◆ **TO BE DONE**:
Transcribe the full listing exactly, and drop every picture.

◆ **RECORD EXTRACTS**:
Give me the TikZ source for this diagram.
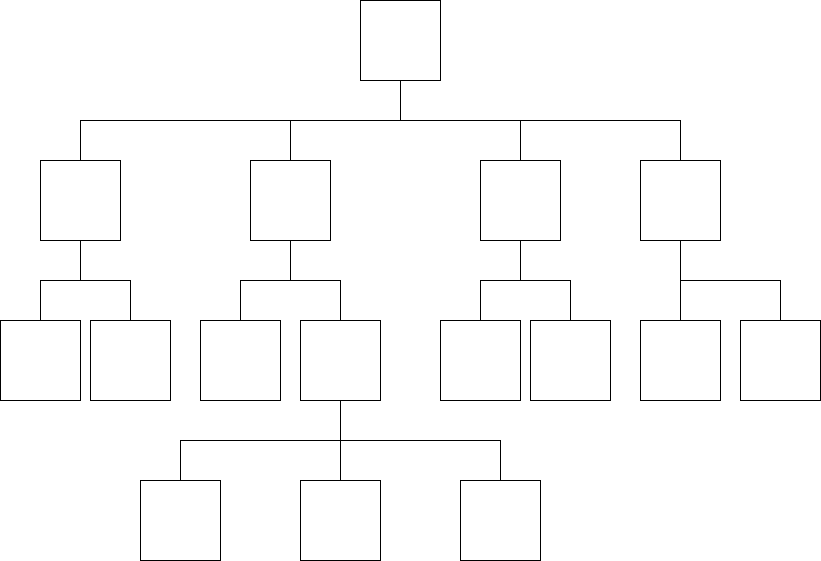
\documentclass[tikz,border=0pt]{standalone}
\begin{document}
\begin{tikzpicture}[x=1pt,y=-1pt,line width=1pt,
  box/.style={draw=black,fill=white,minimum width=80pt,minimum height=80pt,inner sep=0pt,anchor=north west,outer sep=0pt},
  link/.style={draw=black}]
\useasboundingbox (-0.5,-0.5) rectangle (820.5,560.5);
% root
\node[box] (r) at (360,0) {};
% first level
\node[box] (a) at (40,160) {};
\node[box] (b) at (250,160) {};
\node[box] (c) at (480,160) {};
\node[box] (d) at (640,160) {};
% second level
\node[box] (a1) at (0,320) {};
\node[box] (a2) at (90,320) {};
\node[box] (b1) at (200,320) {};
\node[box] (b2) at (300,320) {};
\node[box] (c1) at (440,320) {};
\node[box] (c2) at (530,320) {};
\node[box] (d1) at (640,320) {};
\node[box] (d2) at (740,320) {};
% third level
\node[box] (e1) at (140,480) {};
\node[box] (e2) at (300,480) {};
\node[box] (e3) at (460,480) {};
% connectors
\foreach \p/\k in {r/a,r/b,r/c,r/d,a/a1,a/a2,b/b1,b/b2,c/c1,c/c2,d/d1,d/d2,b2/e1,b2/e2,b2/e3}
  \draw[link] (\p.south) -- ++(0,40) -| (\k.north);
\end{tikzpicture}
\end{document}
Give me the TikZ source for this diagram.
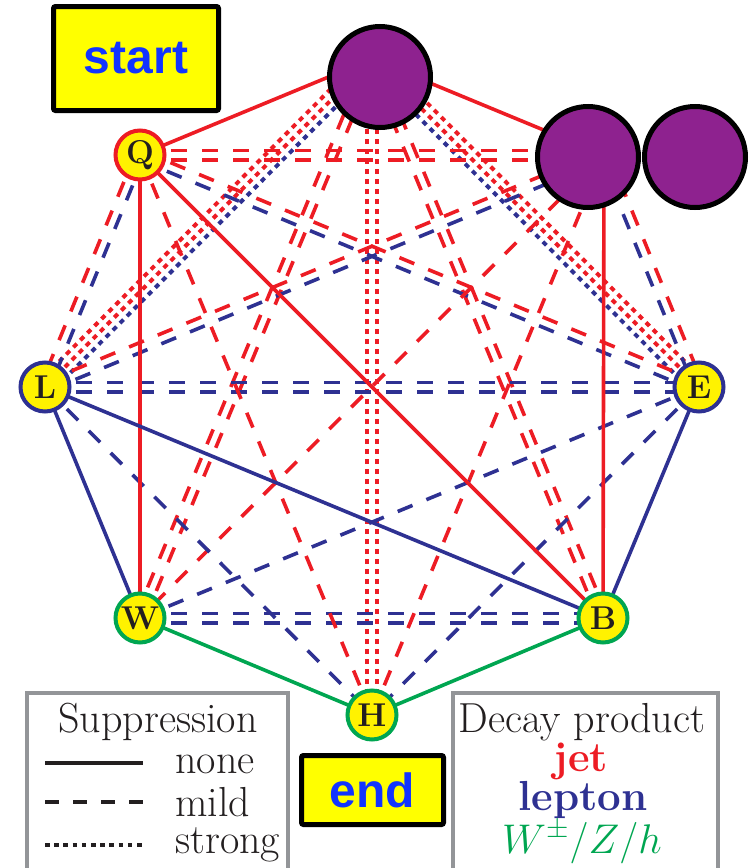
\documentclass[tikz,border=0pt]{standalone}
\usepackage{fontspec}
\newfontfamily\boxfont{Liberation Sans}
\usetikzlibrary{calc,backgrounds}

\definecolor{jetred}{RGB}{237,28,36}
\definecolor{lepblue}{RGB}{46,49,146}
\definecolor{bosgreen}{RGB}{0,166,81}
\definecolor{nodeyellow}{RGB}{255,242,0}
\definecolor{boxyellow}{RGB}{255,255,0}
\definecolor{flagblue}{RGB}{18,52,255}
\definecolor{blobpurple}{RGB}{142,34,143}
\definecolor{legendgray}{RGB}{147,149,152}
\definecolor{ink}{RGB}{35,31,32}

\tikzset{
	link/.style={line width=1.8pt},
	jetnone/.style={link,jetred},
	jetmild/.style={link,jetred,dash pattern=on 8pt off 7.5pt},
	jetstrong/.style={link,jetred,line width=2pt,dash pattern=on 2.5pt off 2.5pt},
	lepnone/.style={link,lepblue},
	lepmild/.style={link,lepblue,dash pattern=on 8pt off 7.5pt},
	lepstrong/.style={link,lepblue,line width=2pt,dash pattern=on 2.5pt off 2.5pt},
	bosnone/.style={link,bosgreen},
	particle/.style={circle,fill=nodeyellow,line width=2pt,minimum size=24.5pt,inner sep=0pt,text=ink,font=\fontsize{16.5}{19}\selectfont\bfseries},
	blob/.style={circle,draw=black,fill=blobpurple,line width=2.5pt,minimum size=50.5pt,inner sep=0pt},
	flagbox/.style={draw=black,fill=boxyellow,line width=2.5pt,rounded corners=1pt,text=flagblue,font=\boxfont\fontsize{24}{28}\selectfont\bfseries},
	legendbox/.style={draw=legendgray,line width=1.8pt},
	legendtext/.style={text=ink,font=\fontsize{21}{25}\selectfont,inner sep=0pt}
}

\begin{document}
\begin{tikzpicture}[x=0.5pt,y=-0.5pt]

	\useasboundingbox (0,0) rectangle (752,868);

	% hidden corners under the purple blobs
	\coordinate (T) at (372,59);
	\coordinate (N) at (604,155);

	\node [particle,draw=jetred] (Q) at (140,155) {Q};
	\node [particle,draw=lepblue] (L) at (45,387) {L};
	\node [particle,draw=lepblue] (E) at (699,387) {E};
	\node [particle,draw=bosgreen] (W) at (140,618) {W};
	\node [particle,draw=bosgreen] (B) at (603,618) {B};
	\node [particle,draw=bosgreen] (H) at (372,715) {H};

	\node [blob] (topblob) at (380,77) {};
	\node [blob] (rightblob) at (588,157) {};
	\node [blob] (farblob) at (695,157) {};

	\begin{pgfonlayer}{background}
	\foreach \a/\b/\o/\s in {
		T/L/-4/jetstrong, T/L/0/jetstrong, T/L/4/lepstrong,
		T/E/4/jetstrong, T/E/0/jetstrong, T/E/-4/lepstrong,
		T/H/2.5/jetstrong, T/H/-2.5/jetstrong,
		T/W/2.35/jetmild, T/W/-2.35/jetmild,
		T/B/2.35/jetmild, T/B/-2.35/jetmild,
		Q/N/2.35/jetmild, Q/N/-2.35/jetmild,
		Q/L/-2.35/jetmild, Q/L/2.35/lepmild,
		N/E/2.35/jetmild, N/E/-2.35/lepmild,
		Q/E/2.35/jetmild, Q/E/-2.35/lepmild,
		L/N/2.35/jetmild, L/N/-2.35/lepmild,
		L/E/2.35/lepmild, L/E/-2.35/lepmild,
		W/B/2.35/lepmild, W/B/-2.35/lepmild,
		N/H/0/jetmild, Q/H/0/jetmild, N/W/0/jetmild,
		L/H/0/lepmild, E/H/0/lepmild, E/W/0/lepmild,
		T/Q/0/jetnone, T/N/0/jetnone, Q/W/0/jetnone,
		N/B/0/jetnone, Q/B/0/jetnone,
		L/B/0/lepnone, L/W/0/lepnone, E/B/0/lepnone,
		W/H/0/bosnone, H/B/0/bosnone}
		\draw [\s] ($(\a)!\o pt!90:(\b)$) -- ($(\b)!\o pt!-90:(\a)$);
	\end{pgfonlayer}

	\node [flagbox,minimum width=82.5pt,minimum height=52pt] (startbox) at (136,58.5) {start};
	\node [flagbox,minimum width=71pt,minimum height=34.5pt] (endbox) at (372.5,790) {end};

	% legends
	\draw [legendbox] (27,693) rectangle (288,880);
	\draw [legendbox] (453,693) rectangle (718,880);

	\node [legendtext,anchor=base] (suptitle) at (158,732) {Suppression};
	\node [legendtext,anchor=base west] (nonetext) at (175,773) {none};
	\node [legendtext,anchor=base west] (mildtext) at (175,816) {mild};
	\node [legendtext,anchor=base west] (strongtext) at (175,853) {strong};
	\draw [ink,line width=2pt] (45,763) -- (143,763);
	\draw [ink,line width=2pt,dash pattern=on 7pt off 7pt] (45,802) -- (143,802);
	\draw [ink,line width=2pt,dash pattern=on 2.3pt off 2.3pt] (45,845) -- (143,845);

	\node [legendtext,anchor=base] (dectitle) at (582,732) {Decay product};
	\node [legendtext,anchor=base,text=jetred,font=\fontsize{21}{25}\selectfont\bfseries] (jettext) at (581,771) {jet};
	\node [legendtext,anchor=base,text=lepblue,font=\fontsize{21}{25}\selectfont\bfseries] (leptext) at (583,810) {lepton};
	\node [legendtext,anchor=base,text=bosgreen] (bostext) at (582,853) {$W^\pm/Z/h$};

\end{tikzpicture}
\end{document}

◆ **CORRECT OUTPUT**:
Give me the TikZ source for this diagram.
\documentclass[tikz,border=0pt]{standalone}
\begin{document}
\begin{tikzpicture}[x=1pt,y=-1pt,line width=1pt,
  box/.style={draw=black,fill=white,minimum width=80pt,minimum height=80pt,inner sep=0pt,anchor=north west,outer sep=0pt},
  link/.style={draw=black}]
\useasboundingbox (-0.5,-0.5) rectangle (820.5,560.5);
% root
\node[box] (r) at (360,0) {};
% first level
\node[box] (a) at (40,160) {};
\node[box] (b) at (250,160) {};
\node[box] (c) at (480,160) {};
\node[box] (d) at (640,160) {};
% second level
\node[box] (a1) at (0,320) {};
\node[box] (a2) at (90,320) {};
\node[box] (b1) at (200,320) {};
\node[box] (b2) at (300,320) {};
\node[box] (c1) at (440,320) {};
\node[box] (c2) at (530,320) {};
\node[box] (d1) at (640,320) {};
\node[box] (d2) at (740,320) {};
% third level
\node[box] (e1) at (140,480) {};
\node[box] (e2) at (300,480) {};
\node[box] (e3) at (460,480) {};
% connectors
\foreach \p/\k in {r/a,r/b,r/c,r/d,a/a1,a/a2,b/b1,b/b2,c/c1,c/c2,d/d1,d/d2,b2/e1,b2/e2,b2/e3}
  \draw[link] (\p.south) -- ++(0,40) -| (\k.north);
\end{tikzpicture}
\end{document}
Give me the TikZ source for this diagram.
\documentclass[tikz,border=0pt]{standalone}
\usepackage{fontspec}
\newfontfamily\boxfont{Liberation Sans}
\usetikzlibrary{calc,backgrounds}

\definecolor{jetred}{RGB}{237,28,36}
\definecolor{lepblue}{RGB}{46,49,146}
\definecolor{bosgreen}{RGB}{0,166,81}
\definecolor{nodeyellow}{RGB}{255,242,0}
\definecolor{boxyellow}{RGB}{255,255,0}
\definecolor{flagblue}{RGB}{18,52,255}
\definecolor{blobpurple}{RGB}{142,34,143}
\definecolor{legendgray}{RGB}{147,149,152}
\definecolor{ink}{RGB}{35,31,32}

\tikzset{
	link/.style={line width=1.8pt},
	jetnone/.style={link,jetred},
	jetmild/.style={link,jetred,dash pattern=on 8pt off 7.5pt},
	jetstrong/.style={link,jetred,line width=2pt,dash pattern=on 2.5pt off 2.5pt},
	lepnone/.style={link,lepblue},
	lepmild/.style={link,lepblue,dash pattern=on 8pt off 7.5pt},
	lepstrong/.style={link,lepblue,line width=2pt,dash pattern=on 2.5pt off 2.5pt},
	bosnone/.style={link,bosgreen},
	particle/.style={circle,fill=nodeyellow,line width=2pt,minimum size=24.5pt,inner sep=0pt,text=ink,font=\fontsize{16.5}{19}\selectfont\bfseries},
	blob/.style={circle,draw=black,fill=blobpurple,line width=2.5pt,minimum size=50.5pt,inner sep=0pt},
	flagbox/.style={draw=black,fill=boxyellow,line width=2.5pt,rounded corners=1pt,text=flagblue,font=\boxfont\fontsize{24}{28}\selectfont\bfseries},
	legendbox/.style={draw=legendgray,line width=1.8pt},
	legendtext/.style={text=ink,font=\fontsize{21}{25}\selectfont,inner sep=0pt}
}

\begin{document}
\begin{tikzpicture}[x=0.5pt,y=-0.5pt]

	\useasboundingbox (0,0) rectangle (752,868);

	% hidden corners under the purple blobs
	\coordinate (T) at (372,59);
	\coordinate (N) at (604,155);

	\node [particle,draw=jetred] (Q) at (140,155) {Q};
	\node [particle,draw=lepblue] (L) at (45,387) {L};
	\node [particle,draw=lepblue] (E) at (699,387) {E};
	\node [particle,draw=bosgreen] (W) at (140,618) {W};
	\node [particle,draw=bosgreen] (B) at (603,618) {B};
	\node [particle,draw=bosgreen] (H) at (372,715) {H};

	\node [blob] (topblob) at (380,77) {};
	\node [blob] (rightblob) at (588,157) {};
	\node [blob] (farblob) at (695,157) {};

	\begin{pgfonlayer}{background}
	\foreach \a/\b/\o/\s in {
		T/L/-4/jetstrong, T/L/0/jetstrong, T/L/4/lepstrong,
		T/E/4/jetstrong, T/E/0/jetstrong, T/E/-4/lepstrong,
		T/H/2.5/jetstrong, T/H/-2.5/jetstrong,
		T/W/2.35/jetmild, T/W/-2.35/jetmild,
		T/B/2.35/jetmild, T/B/-2.35/jetmild,
		Q/N/2.35/jetmild, Q/N/-2.35/jetmild,
		Q/L/-2.35/jetmild, Q/L/2.35/lepmild,
		N/E/2.35/jetmild, N/E/-2.35/lepmild,
		Q/E/2.35/jetmild, Q/E/-2.35/lepmild,
		L/N/2.35/jetmild, L/N/-2.35/lepmild,
		L/E/2.35/lepmild, L/E/-2.35/lepmild,
		W/B/2.35/lepmild, W/B/-2.35/lepmild,
		N/H/0/jetmild, Q/H/0/jetmild, N/W/0/jetmild,
		L/H/0/lepmild, E/H/0/lepmild, E/W/0/lepmild,
		T/Q/0/jetnone, T/N/0/jetnone, Q/W/0/jetnone,
		N/B/0/jetnone, Q/B/0/jetnone,
		L/B/0/lepnone, L/W/0/lepnone, E/B/0/lepnone,
		W/H/0/bosnone, H/B/0/bosnone}
		\draw [\s] ($(\a)!\o pt!90:(\b)$) -- ($(\b)!\o pt!-90:(\a)$);
	\end{pgfonlayer}

	\node [flagbox,minimum width=82.5pt,minimum height=52pt] (startbox) at (136,58.5) {start};
	\node [flagbox,minimum width=71pt,minimum height=34.5pt] (endbox) at (372.5,790) {end};

	% legends
	\draw [legendbox] (27,693) rectangle (288,880);
	\draw [legendbox] (453,693) rectangle (718,880);

	\node [legendtext,anchor=base] (suptitle) at (158,732) {Suppression};
	\node [legendtext,anchor=base west] (nonetext) at (175,773) {none};
	\node [legendtext,anchor=base west] (mildtext) at (175,816) {mild};
	\node [legendtext,anchor=base west] (strongtext) at (175,853) {strong};
	\draw [ink,line width=2pt] (45,763) -- (143,763);
	\draw [ink,line width=2pt,dash pattern=on 7pt off 7pt] (45,802) -- (143,802);
	\draw [ink,line width=2pt,dash pattern=on 2.3pt off 2.3pt] (45,845) -- (143,845);

	\node [legendtext,anchor=base] (dectitle) at (582,732) {Decay product};
	\node [legendtext,anchor=base,text=jetred,font=\fontsize{21}{25}\selectfont\bfseries] (jettext) at (581,771) {jet};
	\node [legendtext,anchor=base,text=lepblue,font=\fontsize{21}{25}\selectfont\bfseries] (leptext) at (583,810) {lepton};
	\node [legendtext,anchor=base,text=bosgreen] (bostext) at (582,853) {$W^\pm/Z/h$};

\end{tikzpicture}
\end{document}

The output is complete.